The prime minister’s office and its related institutions will altogether get 846 billion forints. The budget chapter on the office targets over 51 billion forints in revenues. The budget earmarks 30 billion forints for the prime minister’s office alone and targets operating revenue of 6.6 billion forints.
The bill allocates 220.1 billion forints for the Ministry of Foreign Affairs and Trade, targeting 6.75 billion forints in own revenue. A total of 71.94 billion forints will go towards funding Hungary’s representative offices. The budget targets 6.4 billion forints in operating revenue in this area. As regards the management of the ministry, the bill shows operating revenue of 187.8 billion forints and spending of 11 billion forints.
In health-care spending, funding for general practitioners’ surgeries will rise by 12 billion forints to 124 billion forints. The government will spend 2,315 billion forints on the health insurance fund compared with 2,059 billion forints in 2017.
Spending on local governments will rise by over 54 billion forints from this year’s 641 billion forints to 695.5 billion forints.
The police and security forces that fall under the jurisdiction of the interior ministry will see a significant budget increase. The police forces will get 218 billion forints and the TEK counter-terrorism force 13 billion forints for personnel expenses. The latter will be given 2.3 billion forints for material expenditures next year.
The defence budget will increase by 77 billion forints to 427 billion forints, or more than 1 percent of GDP. In 2012, the government adopted a resolution in which it pledged to increase defence spending by 0.1 percent of GDP from 2016.
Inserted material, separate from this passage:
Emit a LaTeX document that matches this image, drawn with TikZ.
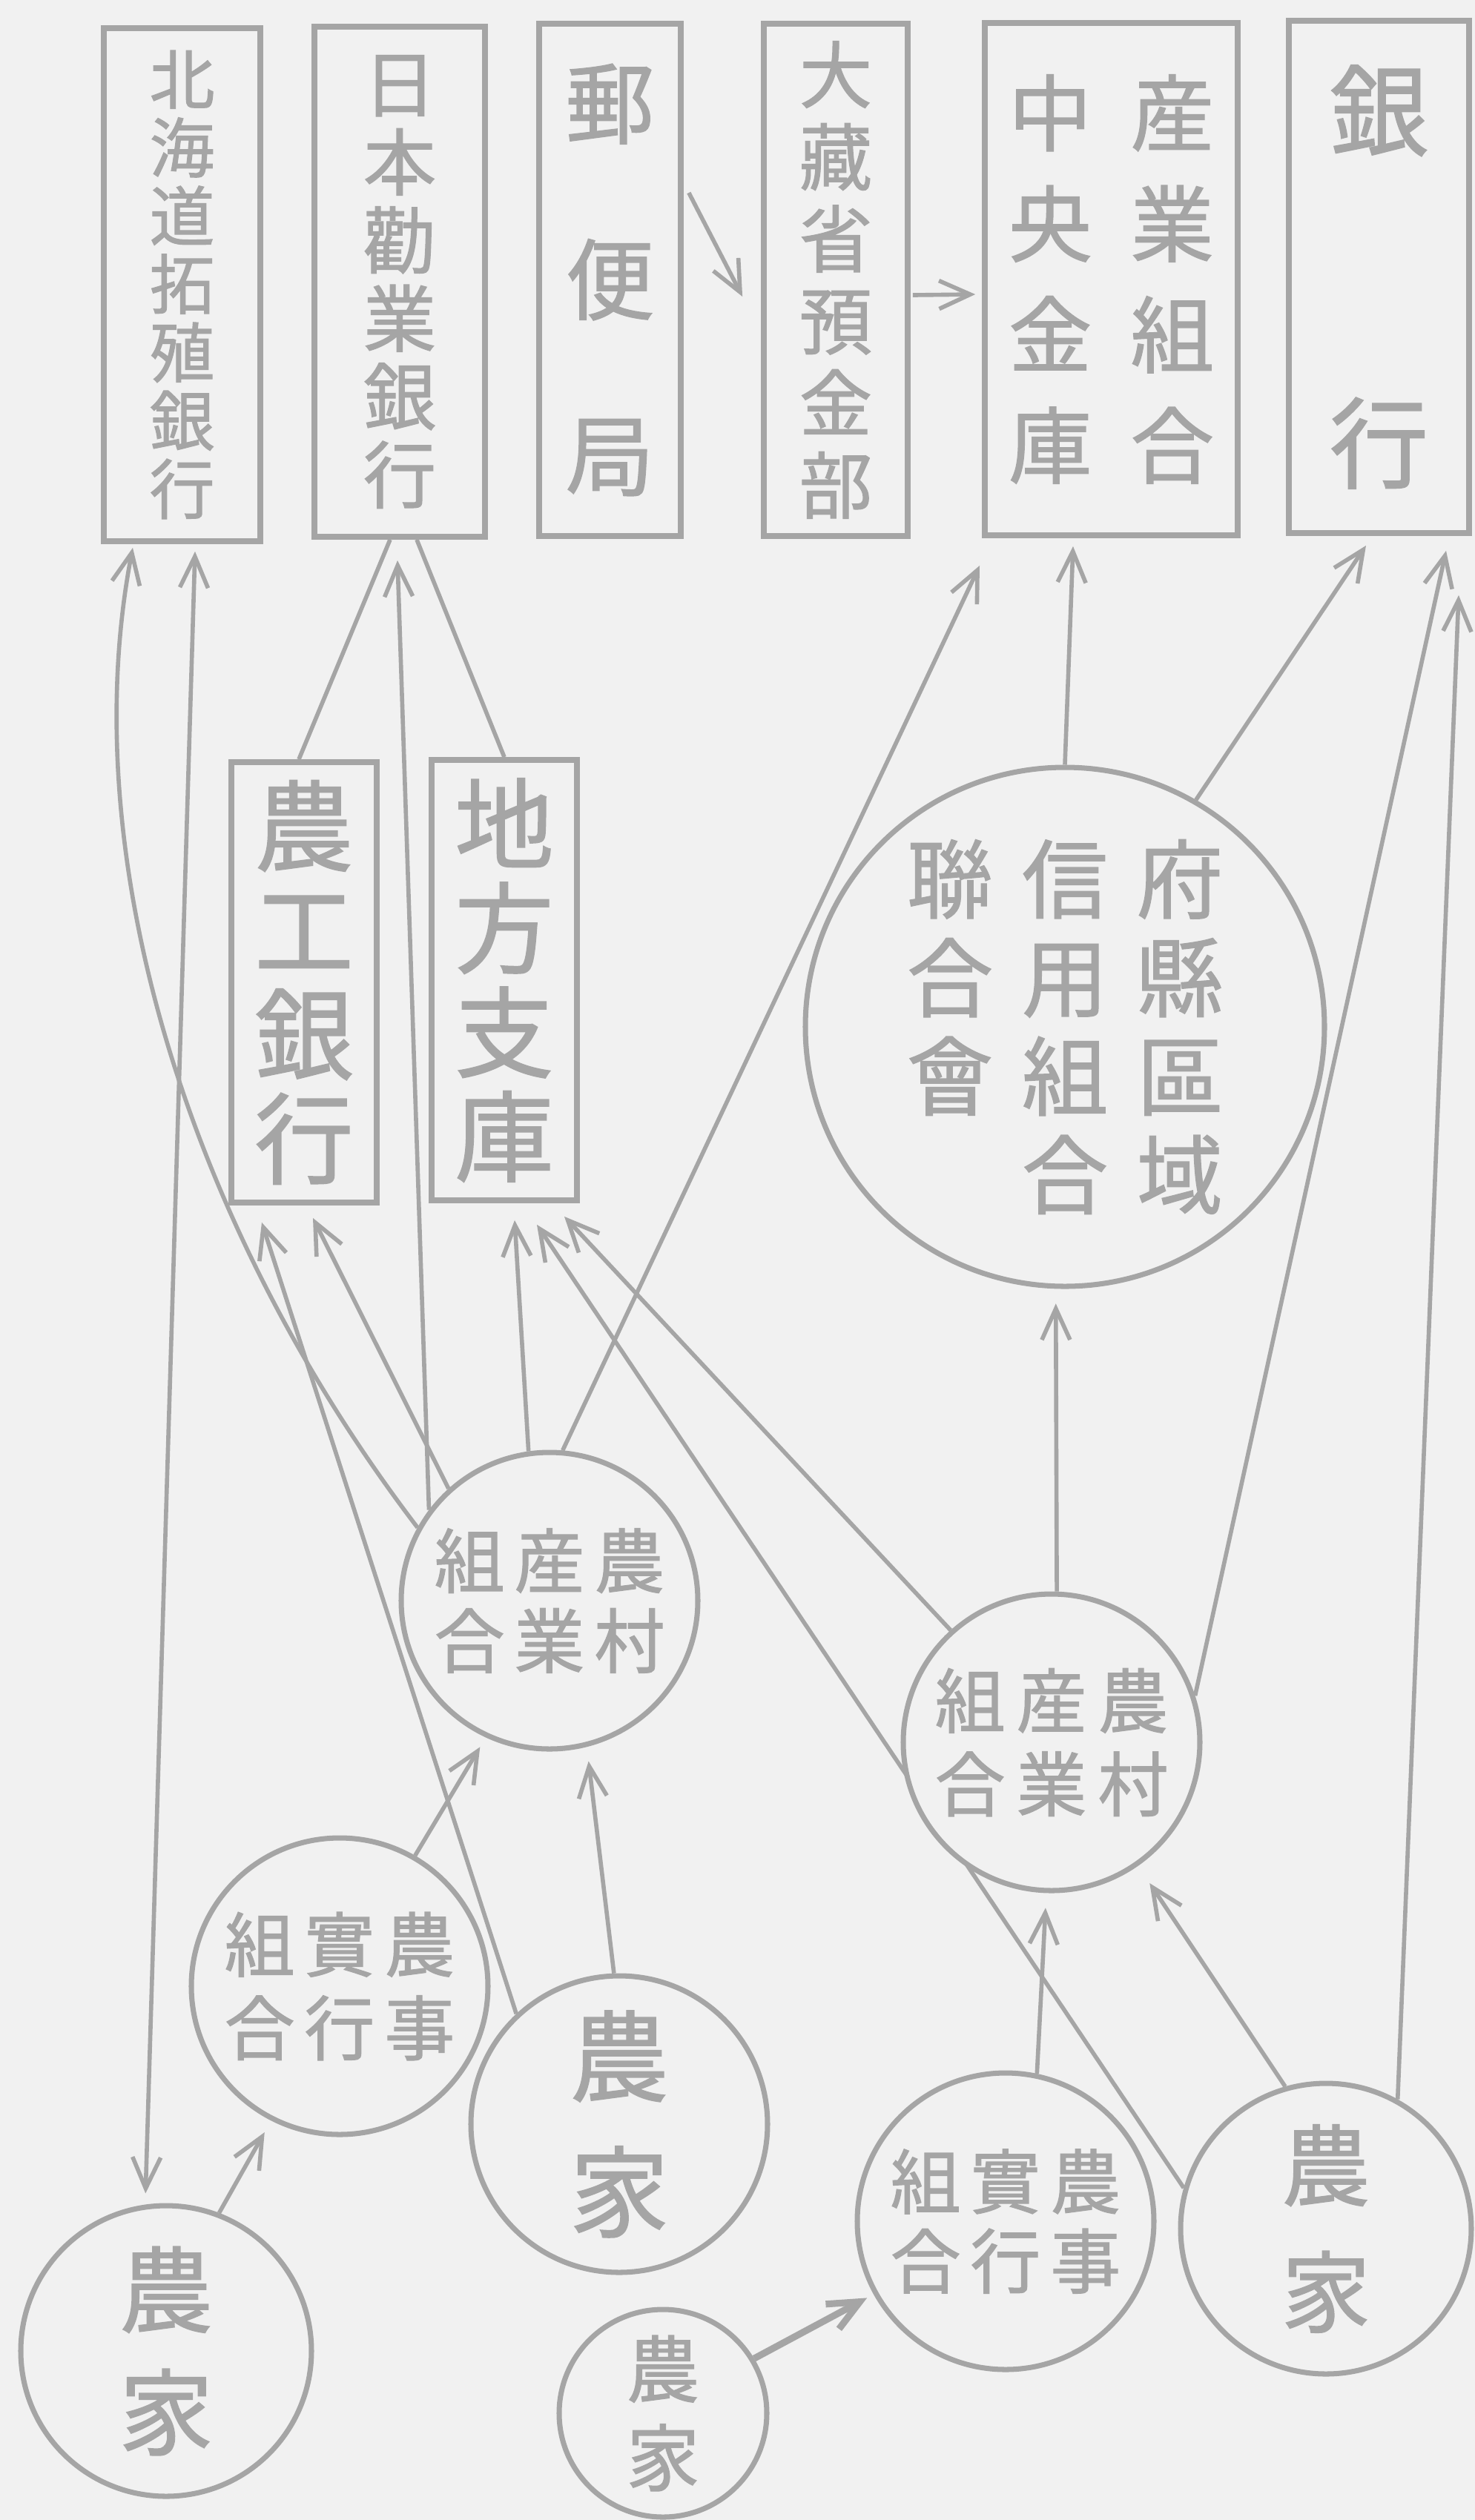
\documentclass[tikz,border=0pt]{standalone}
\usepackage{fontspec}
\newfontfamily\jp{Noto Sans CJK JP}[FakeBold=1.2]
\usetikzlibrary{shapes.geometric, arrows.meta}
\definecolor{ink}{RGB}{165,165,165}
\definecolor{paper}{RGB}{241,241,241}
\pgfdeclarelayer{paper}
\pgfdeclarelayer{lines}
\pgfsetlayers{paper,lines,main}
\tikzstyle{bank} = [rectangle, draw=ink, line width=2.2pt, fill=paper, text=ink, align=center, inner sep=0pt, minimum height=6.91cm]
\tikzstyle{group} = [circle, draw=ink, line width=2pt, fill=paper, text=ink, align=center, inner sep=0pt, minimum size=4cm]
\tikzstyle{arrow} = [draw=ink, line width=1.6pt, -{Straight Barb[length=4.2mm,width=3.8mm]}]
\tikzstyle{twoway} = [draw=ink, line width=1.6pt, {Straight Barb[length=4.2mm,width=3.8mm]}-{Straight Barb[length=4.2mm,width=3.8mm]}]
\tikzstyle{link} = [draw=ink, line width=1.6pt]

\begin{document}
\begin{tikzpicture}

\useasboundingbox (0,0) rectangle (19.89,-33.99);
\begin{pgfonlayer}{paper}
\fill [paper] (0,0) rectangle (19.89,-33.99);
\end{pgfonlayer}

% top row
\node (hokkaido) [bank, minimum width=2.11cm, minimum height=6.92cm, font=\jp\fontsize{25}{26.2}\selectfont] at (2.455,-3.84) {北\\海\\道\\拓\\殖\\銀\\行};
\node (kangyo) [bank, minimum width=2.30cm, minimum height=6.88cm, font=\jp\fontsize{28}{30}\selectfont] at (5.39,-3.80) {日\\本\\勸\\業\\銀\\行};
\node (yubin) [bank, minimum width=1.91cm, font=\jp\fontsize{34}{67.5}\selectfont] at (8.225,-3.775) {郵\\便\\局};
\node (okura) [bank, minimum width=1.94cm, font=\jp\fontsize{28}{31.5}\selectfont] at (11.27,-3.775) {大\\藏\\省\\預\\金\\部};
\node (chuo) [bank, minimum width=3.41cm, font=\jp\fontsize{32}{42.5}\selectfont] at (14.985,-3.765) {中\hspace{0.52cm}産\\央\hspace{0.52cm}業\\金\hspace{0.52cm}組\\庫\hspace{0.52cm}合};
\node (ginko) [bank, minimum width=2.43cm, font=\jp\fontsize{38}{127.6}\selectfont] at (18.595,-3.735) {銀\\行};

% middle
\node (noko) [bank, minimum width=1.96cm, minimum height=5.94cm, font=\jp\fontsize{38}{40}\selectfont] at (4.10,-13.25) {農\\工\\銀\\行};
\node (chiho) [bank, minimum width=1.96cm, minimum height=5.94cm, font=\jp\fontsize{38}{40}\selectfont] at (6.80,-13.22) {地\\方\\支\\庫};
\node (kenren) [group, minimum size=7cm, font=\jp\fontsize{33}{37.8}\selectfont] at (14.36,-13.85) {聯\hspace{0.39cm}信\hspace{0.39cm}府\\合\hspace{0.39cm}用\hspace{0.39cm}縣\\會\hspace{0.39cm}組\hspace{0.39cm}區\\\phantom{會}\hspace{0.39cm}合\hspace{0.39cm}域};

% cooperatives and farms
\node (coopL) [group, font=\jp\fontsize{27}{30.7}\selectfont] at (7.41,-21.59) {組\hspace{0.13cm}産\hspace{0.13cm}農\\合\hspace{0.13cm}業\hspace{0.13cm}村};
\node (coopR) [group, font=\jp\fontsize{27}{32}\selectfont] at (14.18,-23.50) {組\hspace{0.15cm}産\hspace{0.15cm}農\\合\hspace{0.15cm}業\hspace{0.15cm}村};
\node (assocL) [group, font=\jp\fontsize{27}{32}\selectfont] at (4.58,-26.79) {組\hspace{0.13cm}實\hspace{0.13cm}農\\合\hspace{0.13cm}行\hspace{0.13cm}事};
\node (assocR) [group, font=\jp\fontsize{27}{30.5}\selectfont] at (13.56,-29.96) {組\hspace{0.13cm}實\hspace{0.13cm}農\\合\hspace{0.13cm}行\hspace{0.13cm}事};
\node (farmM) [group, font=\jp\fontsize{38}{52}\selectfont] at (8.35,-28.65) {農\\家};
\node (farmBL) [group, minimum size=3.92cm, font=\jp\fontsize{36}{47}\selectfont] at (2.24,-31.71) {農\\家};
\node (farmS) [group, minimum size=2.8cm, font=\jp\fontsize{28}{34}\selectfont] at (8.94,-32.55) {農\\家};
\node (farmR) [group, minimum size=3.92cm, font=\jp\fontsize{34}{48.5}\selectfont] at (17.88,-30.06) {農\\家};

\begin{pgfonlayer}{lines}
\draw [arrow] ([xshift=0.07cm,yshift=1.175cm]yubin.east) -- ([xshift=-0.25cm,yshift=-0.225cm]okura.west);
\draw [arrow] ([xshift=0.03cm,yshift=-0.205cm]okura.east) -- ([xshift=-0.09cm,yshift=-0.205cm]chuo.west);
\draw [link] ([xshift=-0.13cm]kangyo.south) -- ([xshift=-0.07cm]noko.north);
\draw [link] ([xshift=0.23cm]kangyo.south) -- (chiho.north);

\draw [arrow] (coopL.151) .. controls (2.5,-16.5) and (1.0,-11.5) .. ([xshift=-0.665cm,yshift=-0.05cm]hokkaido.south);
\draw [twoway] ([xshift=0.175cm,yshift=-0.1cm]hokkaido.south) -- ([yshift=0.15cm]farmBL.98);
\draw [arrow] (coopL.143) -- ([xshift=-0.03cm,yshift=-0.28cm]kangyo.south);
\draw [arrow] (coopL.132) -- ([xshift=0.12cm,yshift=-0.17cm]noko.south);
\draw [arrow] (farmM.133) -- ([xshift=-0.57cm,yshift=-0.23cm]noko.south);
\draw [arrow] (coopL.98) -- ([xshift=0.14cm,yshift=-0.23cm]chiho.south);
\draw [arrow] (coopL.85) -- ([xshift=-1.775cm,yshift=-0.37cm]chuo.south);
\draw [arrow] (farmR.164) -- ([xshift=0.44cm,yshift=-0.29cm]chiho.south);
\draw [arrow] (coopR.132) -- ([xshift=0.81cm,yshift=-0.18cm]chiho.south);

\draw [arrow] (kenren.90) -- ([xshift=-0.515cm,yshift=-0.11cm]chuo.south);
\draw [arrow] (kenren.60) -- ([xshift=-0.175cm,yshift=-0.13cm]ginko.south);
\draw [arrow] (coopR.18) -- ([xshift=0.905cm,yshift=-0.2cm]ginko.south);
\draw [arrow] (farmR.61) -- ([xshift=1.075cm,yshift=-0.8cm]ginko.south);
\draw [arrow, shorten >=0.2cm] (coopR.88) -- (kenren.268);

\draw [arrow] (farmM.92) -- ([yshift=-0.2cm]coopL.285);
\draw [arrow, shorten >=0.15cm] (assocL.60) -- (coopL.245);
\draw [arrow, shorten >=0.18cm] (farmBL.69) -- (assocL.243);
\draw [arrow, shorten >=0.2cm] (assocR.78) -- (coopR.268);
\draw [arrow, shorten >=0.28cm] (farmR.106) -- (coopR.305);
\draw [arrow, line width=2.6pt, shorten >=0.1cm] (farmS.31) -- (assocR.209);
\end{pgfonlayer}

\end{tikzpicture}
\end{document}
Pension funding for women who choose to retire early will increase to nearly 260 billion forints from 233 billion forints in 2017. Spending on old-age pensions will rise from this year’s 2,501 billion forints to 2,669 billion forints next year. Orphan support will increase slightly from 31 billion forints to 32.5 billion and funding for widow’s pensions will be 348 billion forints compared with 334 billion forints in 2017.